> Task brief
Which lines of the records contain "this"? Collect every one of them.
::: Exercise data :::
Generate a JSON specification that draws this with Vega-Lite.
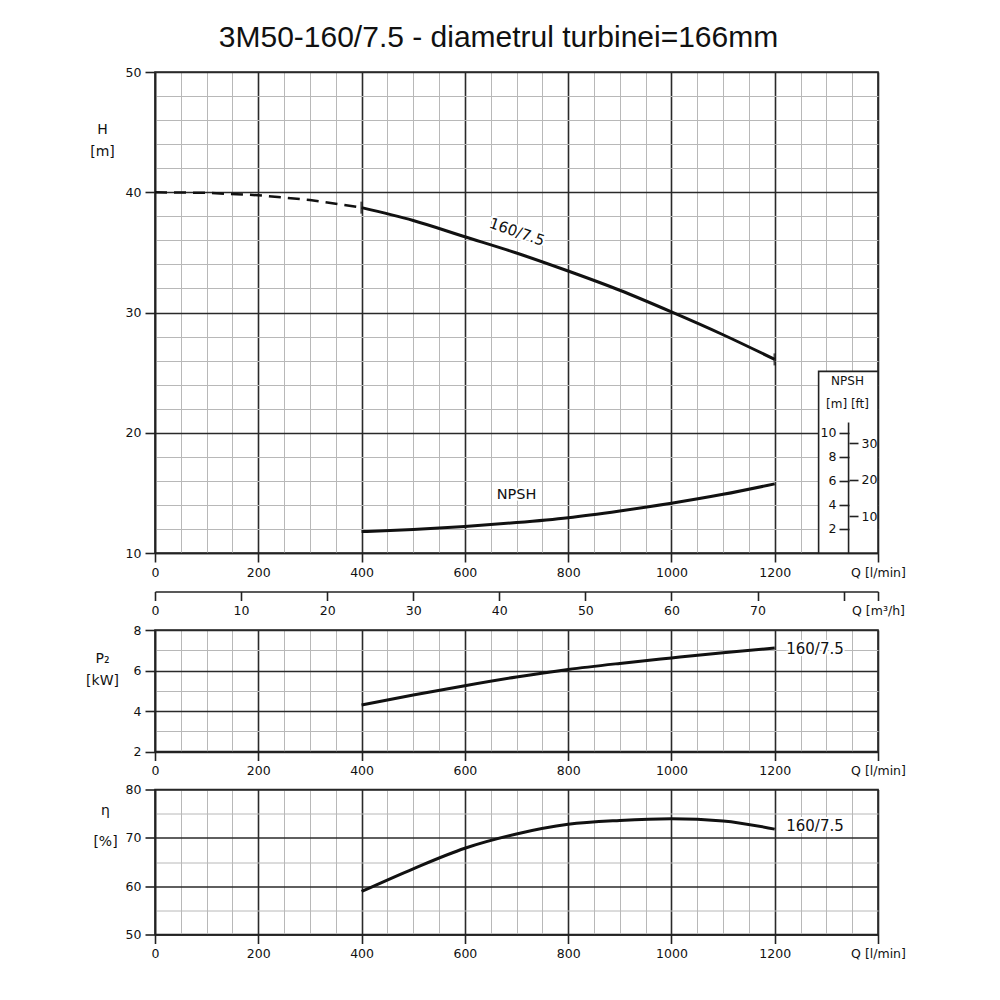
{
  "$schema": "https://vega.github.io/schema/vega-lite/v6.json",
  "background": "white",
  "padding": {"left": 84, "top": 23, "right": 5, "bottom": 5},
  "title": {"text": "3M50-160/7.5 - diametrul turbinei=166mm", "font": "Liberation Sans", "fontSize": 30, "fontWeight": "normal", "color": "#111", "anchor": "middle", "dx": 3, "offset": 12},
  "datasets": {
    "h_dash": [{"q": 0, "h": 40}, {"q": 100, "h": 39.95}, {"q": 200, "h": 39.75}, {"q": 300, "h": 39.36}, {"q": 400, "h": 38.72}],
    "h_solid": [{"q": 400, "h": 38.72}, {"q": 500, "h": 37.65}, {"q": 600, "h": 36.3}, {"q": 700, "h": 34.95}, {"q": 800, "h": 33.45}, {"q": 900, "h": 31.85}, {"q": 1000, "h": 30.05}, {"q": 1100, "h": 28.15}, {"q": 1200, "h": 26.1}],
    "npsh": [{"q": 400, "npsh": 1.78}, {"q": 500, "npsh": 1.95}, {"q": 600, "npsh": 2.2}, {"q": 700, "npsh": 2.53}, {"q": 800, "npsh": 2.94}, {"q": 900, "npsh": 3.5}, {"q": 1000, "npsh": 4.14}, {"q": 1100, "npsh": 4.88}, {"q": 1200, "npsh": 5.75}],
    "p2": [{"q": 400, "p": 4.3}, {"q": 500, "p": 4.79}, {"q": 600, "p": 5.25}, {"q": 700, "p": 5.68}, {"q": 800, "p": 6.05}, {"q": 900, "p": 6.35}, {"q": 1000, "p": 6.62}, {"q": 1100, "p": 6.88}, {"q": 1200, "p": 7.11}],
    "eta": [{"q": 400, "e": 58.9}, {"q": 500, "e": 63.6}, {"q": 600, "e": 67.85}, {"q": 700, "e": 70.8}, {"q": 800, "e": 72.8}, {"q": 900, "e": 73.6}, {"q": 1000, "e": 73.95}, {"q": 1100, "e": 73.5}, {"q": 1200, "e": 71.8}]
  },
  "bounds": "flush",
  "spacing": 37.5,
  "vconcat": [
    {
      "width": 723,
      "height": 481,
      "resolve": {"scale": {"x": "independent", "y": "independent"}},
      "layer": [
        {
          "layer": [
            {
              "data": {"name": "h_dash"},
              "mark": {"type": "line", "color": "#111", "strokeWidth": 2.5, "strokeDash": [12, 7]},
              "encoding": {
                "x": {"field": "q", "type": "quantitative", "scale": {"domain": [0, 1400], "nice": false, "zero": false},
                  "axis": {"values": [0,50,100,150,200,250,300,350,400,450,500,550,600,650,700,750,800,850,900,950,1000,1050,1100,1150,1200,1250,1300,1350,1400],
                    "tickCount": 200, "format": "d", "grid": true,
                    "gridColor": {"condition": {"test": "datum.value % 200 === 0", "value": "#2a2a2a"}, "value": "#b8b8b8"},
                    "gridWidth": {"condition": {"test": "datum.value % 200 === 0", "value": 1.6}, "value": 1},
                    "tickOpacity": {"condition": {"test": "datum.value % 200 === 0", "value": 1}, "value": 0},
                    "labelExpr": "datum.value === 1400 ? 'Q [l/min]' : (datum.value % 200 === 0 ? datum.label : '')",
                    "tickSize": 9, "labelPadding": 4, "title": null}},
                "y": {"field": "h", "type": "quantitative", "scale": {"domain": [10, 50], "nice": false, "zero": false},
                  "axis": {"values": [10,12,14,16,18,20,22,24,26,28,30,32,34,36,38,40,42,44,46,48,50],
                    "tickCount": 200, "format": "d", "grid": true,
                    "gridColor": {"condition": {"test": "datum.value % 10 === 0", "value": "#2a2a2a"}, "value": "#b8b8b8"},
                    "gridWidth": {"condition": {"test": "datum.value % 10 === 0", "value": 1.6}, "value": 1},
                    "tickOpacity": {"condition": {"test": "datum.value % 10 === 0", "value": 1}, "value": 0},
                    "labelExpr": "datum.value % 10 === 0 ? datum.label : ''",
                    "tickSize": 10, "labelPadding": 4,
                    "title": ["H", "[m]"], "titleAngle": 0, "titleAlign": "center", "titleBaseline": "alphabetic", "titleX": -53, "titleY": 61, "titleLineHeight": 22}}
              }
            },
            {
              "data": {"name": "h_solid"},
              "mark": {"type": "line", "color": "#111", "strokeWidth": 3, "interpolate": "monotone"},
              "encoding": {"x": {"field": "q", "type": "quantitative"}, "y": {"field": "h", "type": "quantitative"}}
            },
            {
              "data": {"name": "h_solid"},
              "transform": [{"filter": "datum.q === 400 || datum.q === 1200"}],
              "mark": {"type": "tick", "orient": "vertical", "color": "#111", "size": 12, "thickness": 2.5},
              "encoding": {"x": {"field": "q", "type": "quantitative"}, "y": {"field": "h", "type": "quantitative"}}
            },
            {
              "data": {"values": [{}]},
              "mark": {"type": "text", "text": "160/7.5", "angle": 19, "fontSize": 15, "fill": "white", "stroke": "white", "strokeWidth": 4},
              "encoding": {"x": {"datum": 701}, "y": {"datum": 36.7}}
            },
            {
              "data": {"values": [{}]},
              "mark": {"type": "text", "text": "160/7.5", "angle": 19, "fontSize": 15, "fill": "#111"},
              "encoding": {"x": {"datum": 701}, "y": {"datum": 36.7}}
            },
            {
              "data": {"values": [{}]},
              "mark": {"type": "text", "text": "NPSH", "fontSize": 14.5, "fill": "white", "stroke": "white", "strokeWidth": 4},
              "encoding": {"x": {"datum": 700}, "y": {"datum": 14.85}}
            },
            {
              "data": {"values": [{}]},
              "mark": {"type": "text", "text": "NPSH", "fontSize": 14.5, "fill": "#111"},
              "encoding": {"x": {"datum": 700}, "y": {"datum": 14.85}}
            },
            {
              "data": {"values": [{}]},
              "mark": {"type": "rect", "fill": "white", "stroke": "#222", "strokeWidth": 1.6},
              "encoding": {"x": {"datum": 1285}, "x2": {"datum": 1400}, "y": {"datum": 10}, "y2": {"datum": 25.1}}
            },
            {
              "data": {"values": [{}]},
              "mark": {"type": "text", "text": "NPSH", "fontSize": 12, "fill": "#111"},
              "encoding": {"x": {"datum": 1341}, "y": {"datum": 24.3}}
            },
            {
              "data": {"values": [{}]},
              "mark": {"type": "text", "text": "[m] [ft]", "fontSize": 12, "fill": "#111"},
              "encoding": {"x": {"datum": 1341}, "y": {"datum": 22.4}}
            }
          ]
        },
        {
          "data": {"name": "npsh"},
          "mark": {"type": "line", "color": "#111", "strokeWidth": 3, "interpolate": "monotone"},
          "encoding": {
            "x": {"field": "q", "type": "quantitative", "scale": {"domain": [0, 1400], "nice": false, "zero": false}, "axis": null},
            "y": {"field": "npsh", "type": "quantitative", "scale": {"domain": [0, 40], "nice": false, "zero": false},
              "axis": {"orient": "right", "offset": -29, "values": [2, 4, 6, 8, 10], "tickCount": 200, "format": "d", "grid": false, "domain": false,
                "tickSize": -10, "labelAlign": "right", "labelPadding": -3, "zindex": 2, "title": null}}
          }
        },
        {
          "data": {"values": [{}]},
          "mark": {"type": "rule", "color": "#222", "strokeWidth": 1.6},
          "encoding": {
            "x": {"datum": 1343, "type": "quantitative", "scale": {"domain": [0, 1400], "nice": false, "zero": false}, "axis": null},
            "y": {"datum": 0, "type": "quantitative", "scale": {"domain": [0, 131.234], "nice": false, "zero": false},
              "axis": {"orient": "right", "offset": -29, "values": [10, 20, 30], "tickCount": 200, "format": "d", "grid": false, "domain": false,
                "tickSize": 9, "labelAlign": "left", "labelPadding": 3, "zindex": 2, "title": null}},
            "y2": {"datum": 35.6}
          }
        }
      ]
    },
    {
      "width": 723,
      "height": 2,
      "view": {"stroke": null},
      "data": {"values": [{}]},
      "mark": {"type": "rule", "opacity": 0},
      "encoding": {
        "x": {"datum": 0, "type": "quantitative", "scale": {"domain": [0, 84], "nice": false, "zero": false},
          "axis": {"orient": "bottom", "offset": -1, "values": [0, 10, 20, 30, 40, 50, 60, 70, 80, 84], "tickCount": 200, "format": "d", "grid": false,
            "labelExpr": "datum.value === 84 ? 'Q [m³/h]' : (datum.value === 80 ? '' : datum.label)",
            "tickSize": 9, "labelPadding": 4, "title": null}}
      }
    },
    {
      "width": 723,
      "height": 121.5,
      "layer": [
        {
          "data": {"name": "p2"},
          "mark": {"type": "line", "color": "#111", "strokeWidth": 3, "interpolate": "monotone"},
          "encoding": {
            "x": {"field": "q", "type": "quantitative", "scale": {"domain": [0, 1400], "nice": false, "zero": false},
              "axis": {"values": [0,50,100,150,200,250,300,350,400,450,500,550,600,650,700,750,800,850,900,950,1000,1050,1100,1150,1200,1250,1300,1350,1400],
                "tickCount": 200, "format": "d", "grid": true,
                "gridColor": {"condition": {"test": "datum.value % 200 === 0", "value": "#2a2a2a"}, "value": "#b8b8b8"},
                "gridWidth": {"condition": {"test": "datum.value % 200 === 0", "value": 1.6}, "value": 1},
                "tickOpacity": {"condition": {"test": "datum.value % 200 === 0", "value": 1}, "value": 0},
                "labelExpr": "datum.value === 1400 ? 'Q [l/min]' : (datum.value % 200 === 0 ? datum.label : '')",
                "tickSize": 9, "labelPadding": 4, "title": null}},
            "y": {"field": "p", "type": "quantitative", "scale": {"domain": [2, 8], "nice": false, "zero": false},
              "axis": {"values": [2, 3, 4, 5, 6, 7, 8], "tickCount": 200, "format": "d", "grid": true,
                "gridColor": {"condition": {"test": "datum.value % 2 === 0", "value": "#2a2a2a"}, "value": "#b8b8b8"},
                "gridWidth": {"condition": {"test": "datum.value % 2 === 0", "value": 1.6}, "value": 1},
                "tickOpacity": {"condition": {"test": "datum.value % 2 === 0", "value": 1}, "value": 0},
                "labelExpr": "datum.value % 2 === 0 ? datum.label : ''",
                "tickSize": 10, "labelPadding": 4,
                "title": ["P₂", "[kW]"], "titleAngle": 0, "titleAlign": "center", "titleBaseline": "alphabetic", "titleX": -53, "titleY": 32, "titleLineHeight": 22}}
          }
        },
        {
          "data": {"values": [{}]},
          "mark": {"type": "text", "text": "160/7.5", "fontSize": 15, "fill": "white", "stroke": "white", "strokeWidth": 4},
          "encoding": {"x": {"datum": 1278}, "y": {"datum": 7.06}}
        },
        {
          "data": {"values": [{}]},
          "mark": {"type": "text", "text": "160/7.5", "fontSize": 15, "fill": "#111"},
          "encoding": {"x": {"datum": 1278}, "y": {"datum": 7.06}}
        }
      ]
    },
    {
      "width": 723,
      "height": 145,
      "layer": [
        {
          "data": {"name": "eta"},
          "mark": {"type": "line", "color": "#111", "strokeWidth": 3, "interpolate": "monotone"},
          "encoding": {
            "x": {"field": "q", "type": "quantitative", "scale": {"domain": [0, 1400], "nice": false, "zero": false},
              "axis": {"values": [0,50,100,150,200,250,300,350,400,450,500,550,600,650,700,750,800,850,900,950,1000,1050,1100,1150,1200,1250,1300,1350,1400],
                "tickCount": 200, "format": "d", "grid": true,
                "gridColor": {"condition": {"test": "datum.value % 200 === 0", "value": "#2a2a2a"}, "value": "#b8b8b8"},
                "gridWidth": {"condition": {"test": "datum.value % 200 === 0", "value": 1.6}, "value": 1},
                "tickOpacity": {"condition": {"test": "datum.value % 200 === 0", "value": 1}, "value": 0},
                "labelExpr": "datum.value === 1400 ? 'Q [l/min]' : (datum.value % 200 === 0 ? datum.label : '')",
                "tickSize": 9, "labelPadding": 4, "title": null}},
            "y": {"field": "e", "type": "quantitative", "scale": {"domain": [50, 80], "nice": false, "zero": false},
              "axis": {"values": [50, 55, 60, 65, 70, 75, 80], "tickCount": 200, "format": "d", "grid": true,
                "gridColor": {"condition": {"test": "datum.value % 10 === 0", "value": "#2a2a2a"}, "value": "#b8b8b8"},
                "gridWidth": {"condition": {"test": "datum.value % 10 === 0", "value": 1.6}, "value": 1},
                "tickOpacity": {"condition": {"test": "datum.value % 10 === 0", "value": 1}, "value": 0},
                "labelExpr": "datum.value % 10 === 0 ? datum.label : ''",
                "tickSize": 10, "labelPadding": 4,
                "title": ["η", "[%]"], "titleAngle": 0, "titleAlign": "center", "titleBaseline": "alphabetic", "titleX": -50, "titleY": 25, "titleLineHeight": 31}}
          }
        },
        {
          "data": {"values": [{}]},
          "mark": {"type": "text", "text": "160/7.5", "fontSize": 15, "fill": "white", "stroke": "white", "strokeWidth": 4},
          "encoding": {"x": {"datum": 1278}, "y": {"datum": 72.55}}
        },
        {
          "data": {"values": [{}]},
          "mark": {"type": "text", "text": "160/7.5", "fontSize": 15, "fill": "#111"},
          "encoding": {"x": {"datum": 1278}, "y": {"datum": 72.55}}
        }
      ]
    }
  ],
  "config": {
    "view": {"stroke": "#222", "strokeWidth": 1.6},
    "font": "DejaVu Sans",
    "axis": {"labelFont": "DejaVu Sans", "labelFontSize": 12.5, "labelColor": "#111", "tickColor": "#222", "tickWidth": 1.6,
      "domainColor": "#222", "domainWidth": 1.6, "labelFlush": false, "labelOverlap": false,
      "titleFont": "DejaVu Sans", "titleFontWeight": "normal", "titleColor": "#111", "titleFontSize": 14}
  }
}
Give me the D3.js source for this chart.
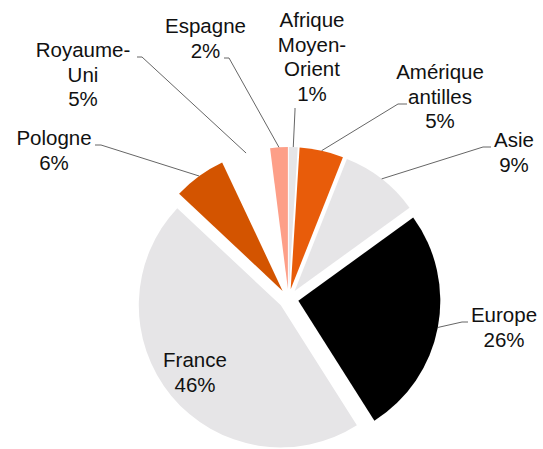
<!DOCTYPE html>
<html>
<head>
<meta charset="utf-8">
<script src="https://cdn.jsdelivr.net/npm/d3@7"></script>
<style>
  body { margin: 0; background: #fff; }
  text { font-family: "Liberation Sans", Arial, sans-serif; }
</style>
</head>
<body>
<div id="chart"></div>
<script>
// data, clockwise from 12 o'clock
var categories = ["Afrique Moyen-Orient", "Amérique antilles", "Asie", "Europe", "France", "Pologne", "Royaume-Uni", "Espagne"];
var labelLines = [["Afrique", "Moyen-", "Orient"], ["Amérique", "antilles"], ["Asie"], ["Europe"], ["France"], ["Pologne"], ["Royaume-", "Uni"], ["Espagne"]];
var values = [1, 5, 9, 26, 46, 6, 5, 2];
var colors = ["#e6e5e7", "#e85c0a", "#e6e5e7", "#000000", "#e6e5e7", "#d35400", "#ffffff", "#fd9f88"];

// label placement (layout only): centre x, first baseline y, leader stub [from, to] or null
var labelPos = [
    { x: 312, y: 27, stub: [[295, 108], [295, 110]] },
    { x: 440, y: 79, stub: [[407, 104], [398, 104]] },
    { x: 514, y: 147, stub: [[491, 147], [483, 147]] },
    { x: 504, y: 322, stub: [[468, 322], [462, 322]] },
    { x: 195, y: 367, stub: null },
    { x: 54, y: 145, stub: [[95, 145], [101, 145]] },
    { x: 83, y: 57, stub: [[137, 57], [142, 57]] },
    { x: 205.5, y: 33, stub: [[224, 58], [229, 58]] }
];

var width = 543,
    height = 449,
    cx = 288.5,
    cy = 299,
    radius = 142,
    explode = 10,
    lineH = 24.5;

var svg = d3.select("#chart").append("svg")
    .attr("width", width)
    .attr("height", height);

var g = svg.append("g")
    .attr("transform", "translate(" + cx + "," + cy + ")");

var pie = d3.pie().sort(null).value(function(d) { return d; });
var arcs = pie(values);

var arc = d3.arc().innerRadius(0).outerRadius(radius);

function dir(d) {
    var a = (d.startAngle + d.endAngle) / 2;
    return [Math.sin(a), -Math.cos(a)];
}

// slices, each pulled out a little
g.selectAll("path.slice")
    .data(arcs)
    .enter().append("path")
    .attr("class", "slice")
    .attr("d", arc)
    .attr("transform", function(d) {
        var v = dir(d);
        return "translate(" + v[0] * explode + "," + v[1] * explode + ")";
    })
    .style("fill", function(d, i) { return colors[i]; });

// leader lines
svg.selectAll("path.leader")
    .data(arcs.filter(function(d, i) { return labelPos[i].stub; }))
    .enter().append("path")
    .attr("class", "leader")
    .attr("d", function(d) {
        var p = labelPos[d.index], v = dir(d);
        var ex = cx + v[0] * (radius + explode),
            ey = cy + v[1] * (radius + explode);
        return "M" + p.stub[0][0] + "," + p.stub[0][1] +
               "L" + p.stub[1][0] + "," + p.stub[1][1] +
               "L" + ex + "," + ey;
    })
    .style("fill", "none")
    .style("stroke", "#666")
    .style("stroke-width", 1);

// labels
var fmt = d3.format(".0%");
var total = d3.sum(values);

var labels = svg.selectAll("text.label")
    .data(arcs)
    .enter().append("text")
    .attr("class", "label")
    .attr("text-anchor", "middle")
    .attr("font-size", "20.5px")
    .attr("fill", "#111");

labels.each(function(d, i) {
    var t = d3.select(this), p = labelPos[i];
    var lines = labelLines[i].concat([fmt(values[i] / total)]);
    lines.forEach(function(s, k) {
        t.append("tspan")
            .attr("x", p.x)
            .attr("y", p.y + k * lineH)
            .text(s);
    });
});
</script>
</body>
</html>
:::
> Answer to the exercise
Generate a JSON specification that draws this with Vega-Lite.
Give me the D3.js source for this chart.
    var t = d3.select(this), p = labelPos[i];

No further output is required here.